About the growth-by-fire this season, he said: “I feel like pretty much everybody is in my ear. Everybody is trying to tell me the right thing that they think that I should do and just tell me what they see. And I’m open to all input I get and I’m appreciative that they’re taking the time out to just help me because you don’t always get that.”

Veteran guard Kentavious Caldwell-Pope added: “He’s growing every day. The kid can score (and) he’s showing like a little bit like he can defend. He’s like a sponge and he’s really applying it to his game and we love him. Last year we threw him in the fire and he showed what he can do and he’s continued to grow since then.”

(From left) Markieff Morris, Kyle Kuzma and Montrezl Harrell have helped keep the Lakers afloat over the last few weeks.

Then there’s been the contributions from the usual suspects: Dennis Schroder, Montrezl Harrell and Kyle Kuzma, each of whom took on additional minutes and roles and responsibilities. Center Andre Drummond, the newcomer, has struggled somewhat — which is understandable given the unfamiliar teammates and environment. But the Lakers are more interested in how he meshes with Davis, who is recovering from a calf strain and hates playing center.

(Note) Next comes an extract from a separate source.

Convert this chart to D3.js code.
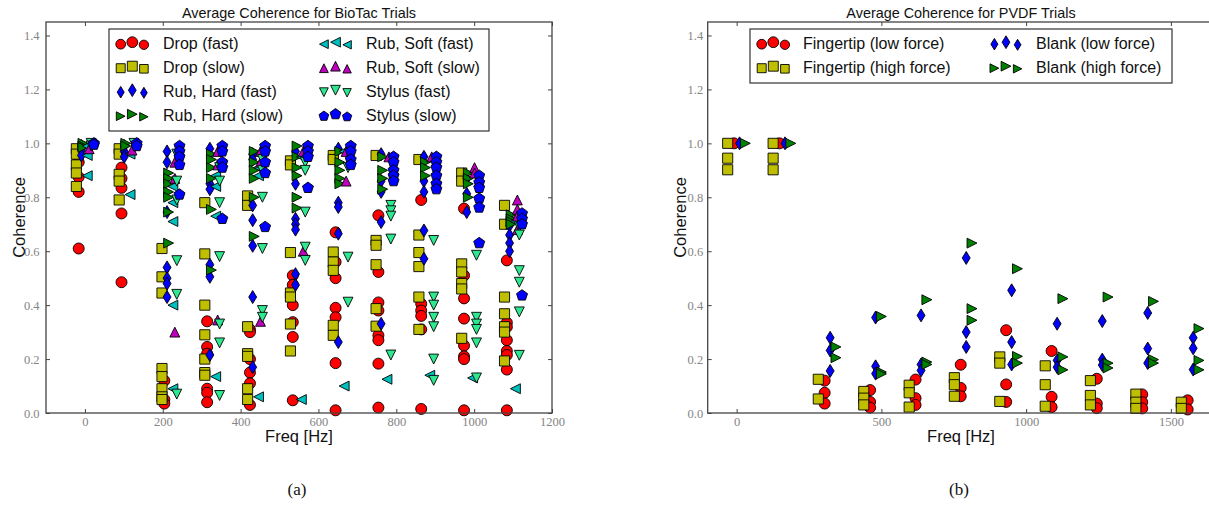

The Lakers also had some good fortune along the way. Their schedule wasn’t terribly difficult and in their games against top opponents during this stretch, some of those teams were also missing their stars. In their biggest win of the season, the Lakers beat the Brooklyn Nets without James Harden and with Kevin Durant and Kyrie Irving on limited minutes. They also beat Utah in overtime as it rested the injured Donovan Mitchell, Rudy Gobert and Mike Conley. In other games (like vs. the Hornets and Raptors), teams were without key rotational players.

When LeBron suffered a high ankle sprain March 20 against the Atlanta Hawks, that kicked off a four-game losing streak and, quite predictably, a sense of dread gained speed among observers. But that was the low point for the Lakers. They haven’t lost consecutive games since.

There’s no set timetable for LeBron’s return, although from a timing standpoint, nothing would be better than when the Lakers launch their toughest stretch of the season (May 3-9). That’s when they’ll see the Denver Nuggets, LA Clippers, Portland Trail Blazers and Phoenix Suns. If LeBron is back for any or all those games, and the Lakers roll, it would send a chilling message to those contenders as the playoffs near (they start May 22).

With only 14 regular season games remaining, the Lakers can realistically go no higher than third in the West … and that’s if the red-hot Clippers collapse. Most likely, the Lakers are staring at the No. 4 or 5 spot and a first-round matchup with the Nuggets. That would be a rematch of the 2020 West finals, although the Nuggets are without Jamal Murray, who’s done for the season following knee surgery.

The Jazz, Lakers, Suns and Clippers all have the look of a squad that could go on a lengthy playoff run.

Assuming the current positions hold in the standings, the Lakers wouldn’t see the Clippers until the conference finals.

Vogel is strongly hinting that neither Davis or LeBron will get rationed minutes upon returning and may not see a full load until the playoffs.

“The biggest thing is conditioning right now,” Vogel said. “Having not played and not really being able to ramp up (Davis’) physical on-court activity over the last two months, it’s going to take some time before he gets his wind under him and obviously, that’s the biggest thing. Because if his legs aren’t under him, we don’t want him to be at risk for re-aggravation of the injury or another injury. We want to keep a close eye on that.”

That means the Lakers will still lean heavier than normal on the supporting cast.

“Even when Anthony returns, it’ll be in short, limited minutes,” Vogel said. “We’re still in a stretch where we’ve got to compete and win games for the most part without those (two) guys.”

When Davis becomes the first of the two stars to suit up, the Lakers will exhale, if only a bit. And this should happen very shortly.

Like, the next game on the schedule, according to Kuzma.

“His ass better play,” Kuzma said. “He’s been out (how many) months?”